**Material:**
● ● ● ●
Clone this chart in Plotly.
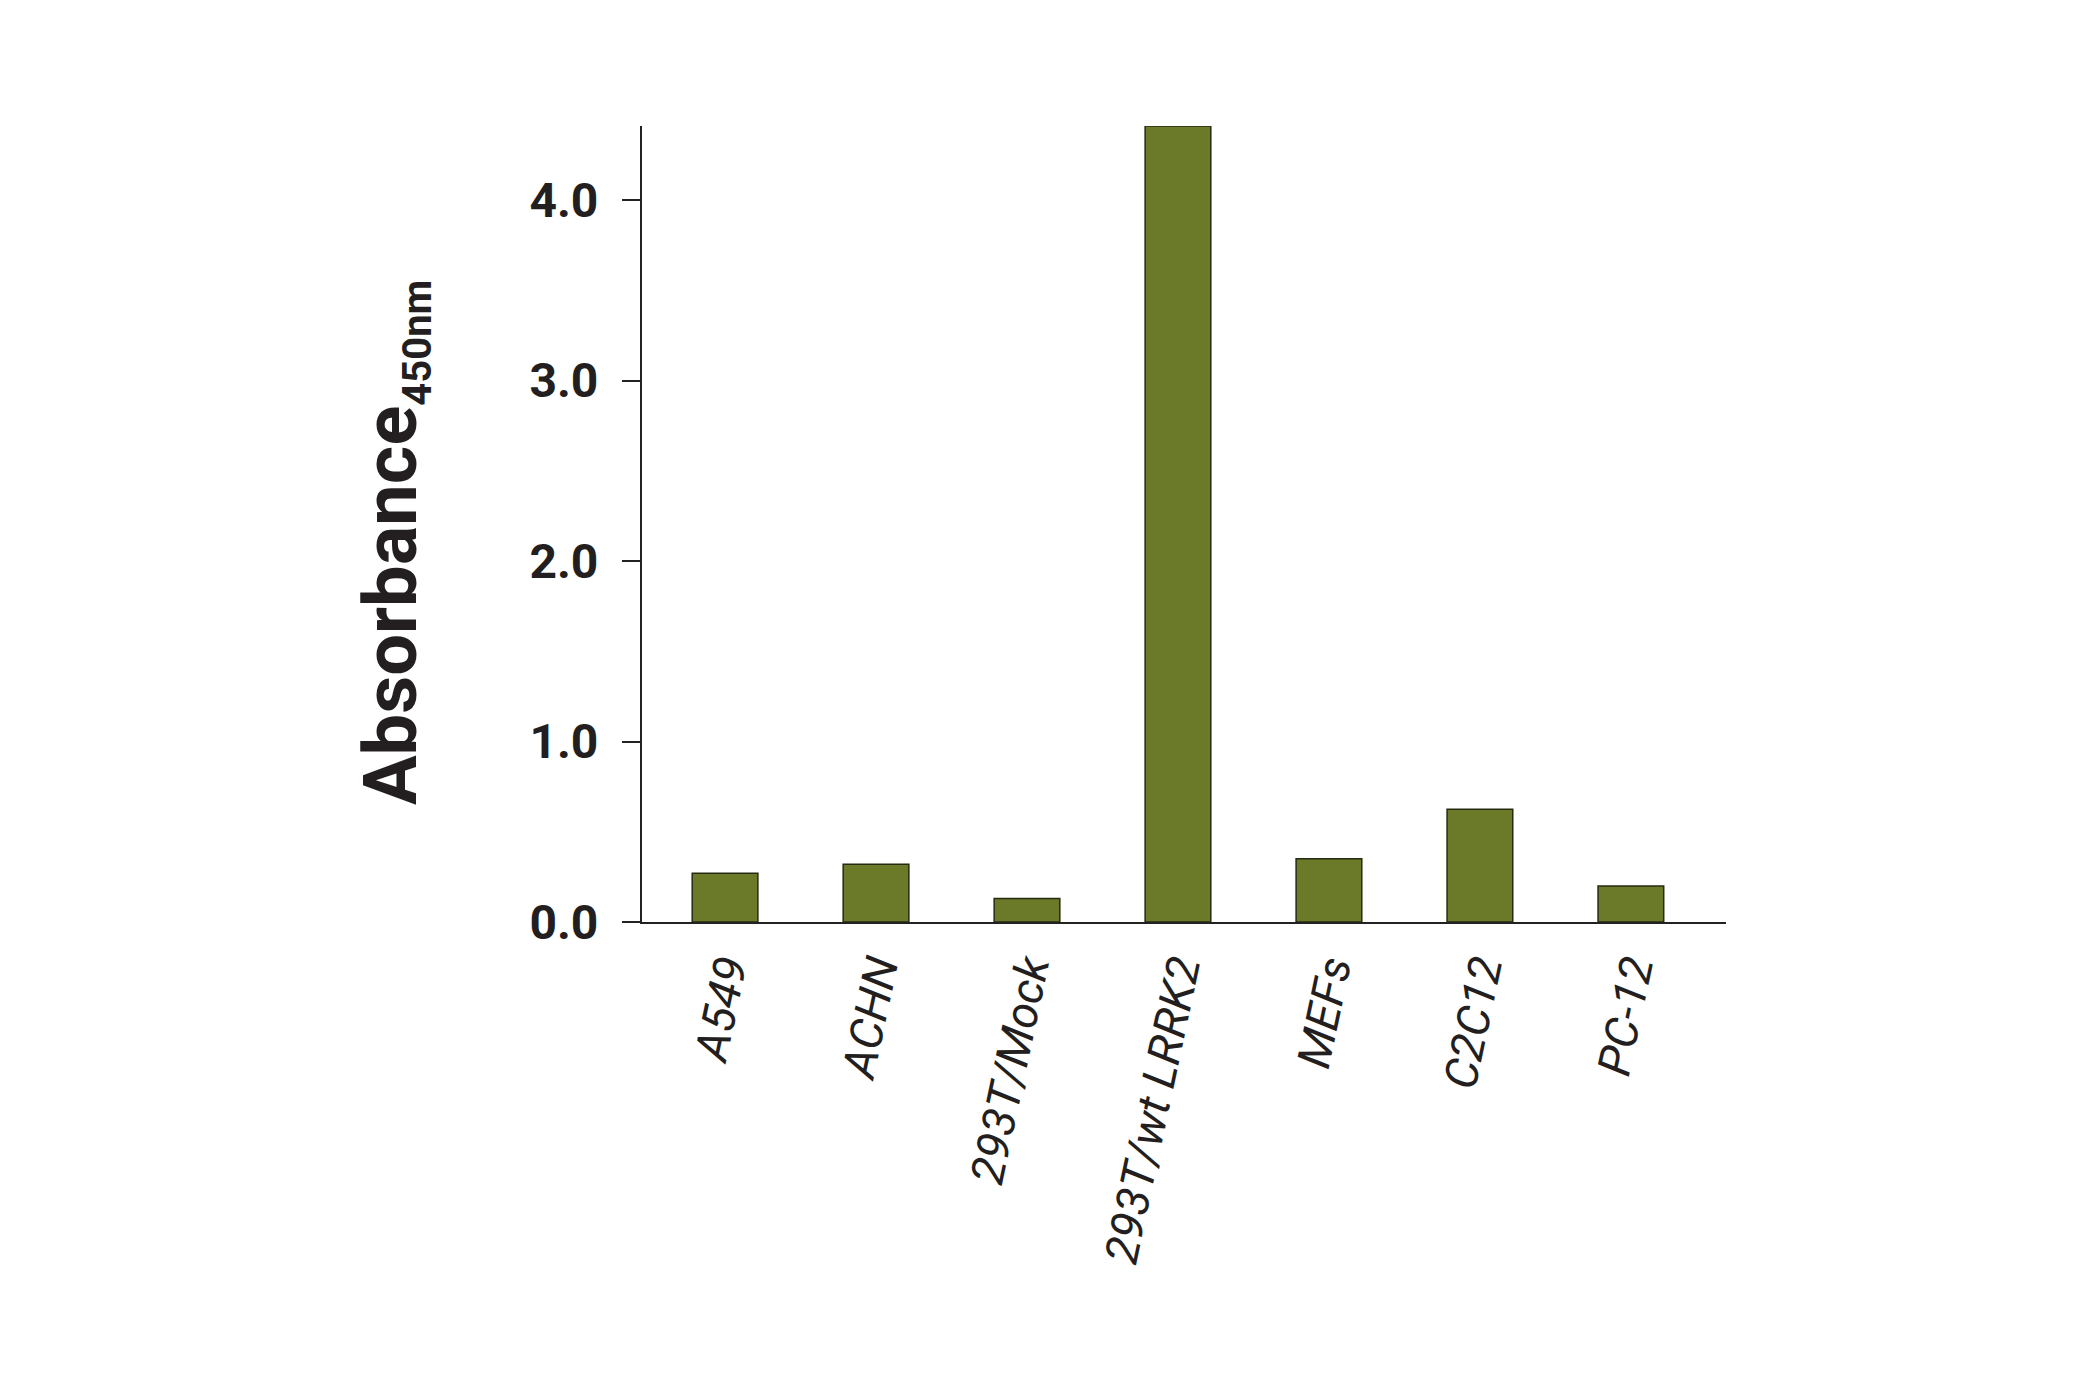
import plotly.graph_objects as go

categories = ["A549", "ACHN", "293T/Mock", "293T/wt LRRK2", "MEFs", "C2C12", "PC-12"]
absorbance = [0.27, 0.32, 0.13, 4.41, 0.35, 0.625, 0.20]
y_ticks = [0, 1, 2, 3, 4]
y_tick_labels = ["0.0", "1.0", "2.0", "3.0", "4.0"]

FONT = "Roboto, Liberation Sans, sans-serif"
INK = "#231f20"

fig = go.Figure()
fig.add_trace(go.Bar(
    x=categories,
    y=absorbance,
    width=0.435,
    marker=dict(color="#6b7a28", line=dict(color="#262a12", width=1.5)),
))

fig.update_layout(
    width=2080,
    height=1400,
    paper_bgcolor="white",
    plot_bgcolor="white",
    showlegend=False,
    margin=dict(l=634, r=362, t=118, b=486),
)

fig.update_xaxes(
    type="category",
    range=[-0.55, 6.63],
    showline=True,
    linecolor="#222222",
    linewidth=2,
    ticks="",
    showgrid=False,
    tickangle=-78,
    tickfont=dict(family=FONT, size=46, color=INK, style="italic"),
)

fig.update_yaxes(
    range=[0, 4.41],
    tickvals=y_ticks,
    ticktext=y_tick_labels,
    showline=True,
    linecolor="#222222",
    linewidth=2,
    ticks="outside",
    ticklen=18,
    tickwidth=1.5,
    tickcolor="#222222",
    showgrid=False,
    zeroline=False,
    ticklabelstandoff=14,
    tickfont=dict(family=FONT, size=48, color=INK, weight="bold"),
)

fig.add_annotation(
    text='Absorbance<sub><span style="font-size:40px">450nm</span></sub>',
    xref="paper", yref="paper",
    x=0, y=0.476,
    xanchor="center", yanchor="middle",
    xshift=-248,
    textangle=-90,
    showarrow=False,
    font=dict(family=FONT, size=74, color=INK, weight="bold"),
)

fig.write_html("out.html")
● ● ● ●
**Given task:**
Set down the material exactly, every line of it, except for the pictures.

**Task response:**
Clone this chart in Plotly.
import plotly.graph_objects as go

categories = ["A549", "ACHN", "293T/Mock", "293T/wt LRRK2", "MEFs", "C2C12", "PC-12"]
absorbance = [0.27, 0.32, 0.13, 4.41, 0.35, 0.625, 0.20]
y_ticks = [0, 1, 2, 3, 4]
y_tick_labels = ["0.0", "1.0", "2.0", "3.0", "4.0"]

FONT = "Roboto, Liberation Sans, sans-serif"
INK = "#231f20"

fig = go.Figure()
fig.add_trace(go.Bar(
    x=categories,
    y=absorbance,
    width=0.435,
    marker=dict(color="#6b7a28", line=dict(color="#262a12", width=1.5)),
))

fig.update_layout(
    width=2080,
    height=1400,
    paper_bgcolor="white",
    plot_bgcolor="white",
    showlegend=False,
    margin=dict(l=634, r=362, t=118, b=486),
)

fig.update_xaxes(
    type="category",
    range=[-0.55, 6.63],
    showline=True,
    linecolor="#222222",
    linewidth=2,
    ticks="",
    showgrid=False,
    tickangle=-78,
    tickfont=dict(family=FONT, size=46, color=INK, style="italic"),
)

fig.update_yaxes(
    range=[0, 4.41],
    tickvals=y_ticks,
    ticktext=y_tick_labels,
    showline=True,
    linecolor="#222222",
    linewidth=2,
    ticks="outside",
    ticklen=18,
    tickwidth=1.5,
    tickcolor="#222222",
    showgrid=False,
    zeroline=False,
    ticklabelstandoff=14,
    tickfont=dict(family=FONT, size=48, color=INK, weight="bold"),
)

fig.add_annotation(
    text='Absorbance<sub><span style="font-size:40px">450nm</span></sub>',
    xref="paper", yref="paper",
    x=0, y=0.476,
    xanchor="center", yanchor="middle",
    xshift=-248,
    textangle=-90,
    showarrow=False,
    font=dict(family=FONT, size=74, color=INK, weight="bold"),
)

fig.write_html("out.html")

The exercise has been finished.